The Securities and Exchange Commission (SEC) has voted to propose amendments to certain rules that govern money market funds under the Investment Company Act of 1940.
The agency notes that in March 2020, growing economic concerns about the impact of the COVID-19 pandemic led investors to reallocate their assets into cash and short-term government securities. The market fall sparked by fears of the pandemic started on March 9, 2020, with a record-setting 7.79% drop in the Dow Jones Industrial Average. Two more record-setting days followed—a 9.99% dive on March 12 and a 12.93% plunge on March 16 for the Dow.
As a result of the market drops, prime and tax-exempt money market funds, particularly institutional funds, experienced large outflows, which contributed to stress on short-term funding markets. The SEC says its proposed amendments are designed, in part, to address concerns about prime and tax-exempt money market funds highlighted by these events.

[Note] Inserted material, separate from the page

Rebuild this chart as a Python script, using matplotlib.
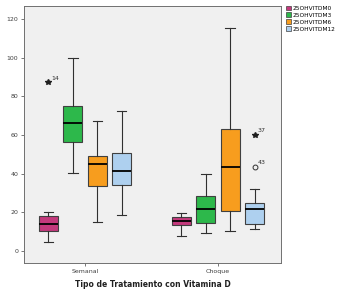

The SEC says the proposed amendments would increase liquidity requirements for money market funds to provide a more substantial liquidity buffer in the event of rapid redemptions. The proposed amendments also would remove provisions in the current rule permitting or requiring a money market fund to impose liquidity fees or to suspend redemptions through a gate when a fund’s liquidity drops below an identified threshold. These provisions appeared to contribute to investors’ incentives to redeem in March 2020, as some funds’ reported liquidity levels declined, the SEC says.
To address concerns about redemption costs and liquidity, the proposal would require institutional prime and institutional tax-exempt money market funds to implement swing pricing policies and procedures that would require redeeming investors, under certain circumstances, to bear the liquidity costs of their redemptions. In addition, the proposal would amend certain reporting requirements to improve the availability of information about money market funds and enhance the SEC’s monitoring and analysis of these funds.
“Together, these amendments are designed to reduce the likelihood of runs on money market funds during periods of stress,” says SEC Chair Gary Gensler. “They also would equip funds to better meet large redemptions, addressing concerns about redemption costs and liquidity. Given the broad reach of short-term funding markets, these proposals speak to our remit to maintain fair, orderly and efficient markets.”
The SEC began evaluating the need for further money market fund reforms following the events in March 2020. Its proposal follows the agency issuing a request for comment to gather public feedback on potential reforms, including options discussed in a December 2020 report from the President’s Working Group on Financial Markets.
A fact sheet about the proposal is here, and the text of the proposed rule is here. A 60-day comment period will start after the proposed rule is published in the Federal Register.